L’eccezione che rivela la norma: genere e sex offending nell’intervento del Servizio sociale per minorenni

Abstract

This contribution analyzes the figure of the Juvenile Sex Offender (JSO) as a socially co-constructed reality within an interpretative epistemological framework [P.L. Berger, T. Luckmann, 1997]. It demonstrates how the transition from a sexually abusive act to the status of a JSO does not depend sic et simpliciter on the commission of a crime, but rather on legal mechanisms, organizational practices, and discursive repertoires.

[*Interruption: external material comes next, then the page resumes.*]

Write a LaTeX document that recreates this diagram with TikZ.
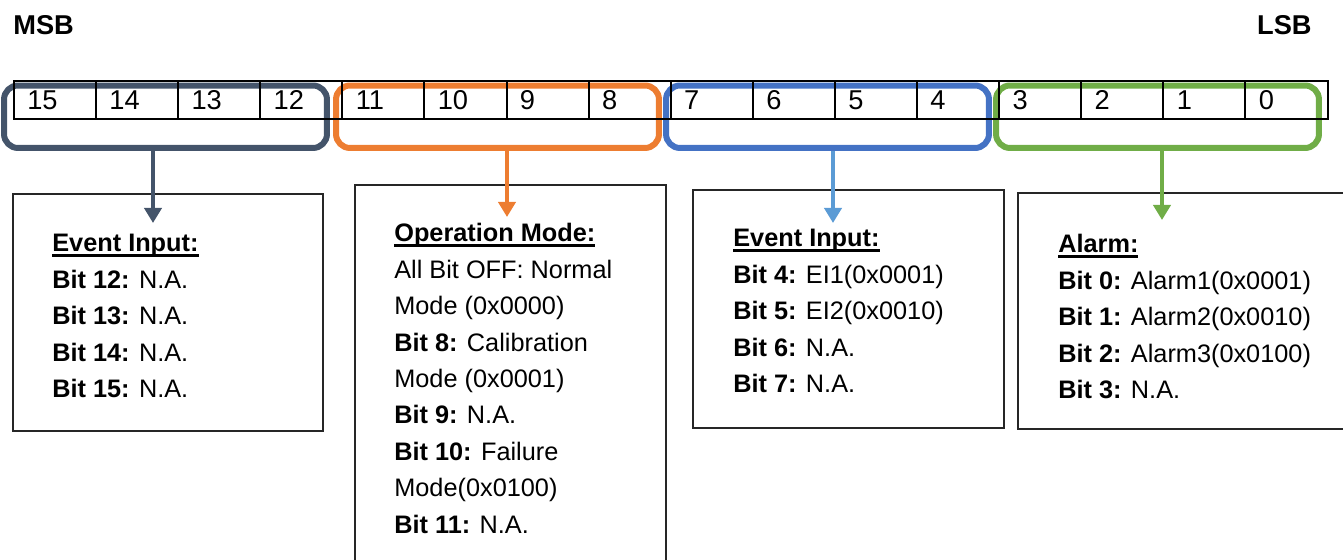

These elements ensure that the criminal act becomes the hegemonic status within the processes of the subject’s identity reconstruction [H.S. Becker, 2017]. Within this framework, masculinity, despite being common to the majority of offenders, remains an under-theorized dimension; as a result, the masculine and heteronormativity persist and maintain themselves as an implicit norm [R. Connell, 1995; R. Connell, J. Messerschmidt, 2005; N. Gavey, 2005; C. Rinaldi, 2018]. This paper presents the results of research conducted between November 2023 and June 2025 at the USSM (Juvenile Social Service Office) in Palermo, specifically within the EOS group (Équipe Oltre il Silenzio), a specialized team managing minors who have committed sexual offenses [A.M. Di Vita, R. Salierno, 2013]. The empirical basis consists of the analysis of 23 judicial files and 11 semi-structured interviews conducted with members of the team. The results show how gender emerges primarily in cases that break the dominant heterosexual script—female offenders, male victims, male-on-male abuse—thereby making masculinity visible as an implicit norm. Exploring these discursive configurations, which emerged from the interviews, allows for an understanding of the Juvenile Sex Offender as a socially and institutionally produced reality. It further demonstrates how the gender order functions as an underlying norm in the coding of cases, as well as in defining what is rendered exceptional or invisible even within the context of sexual crime.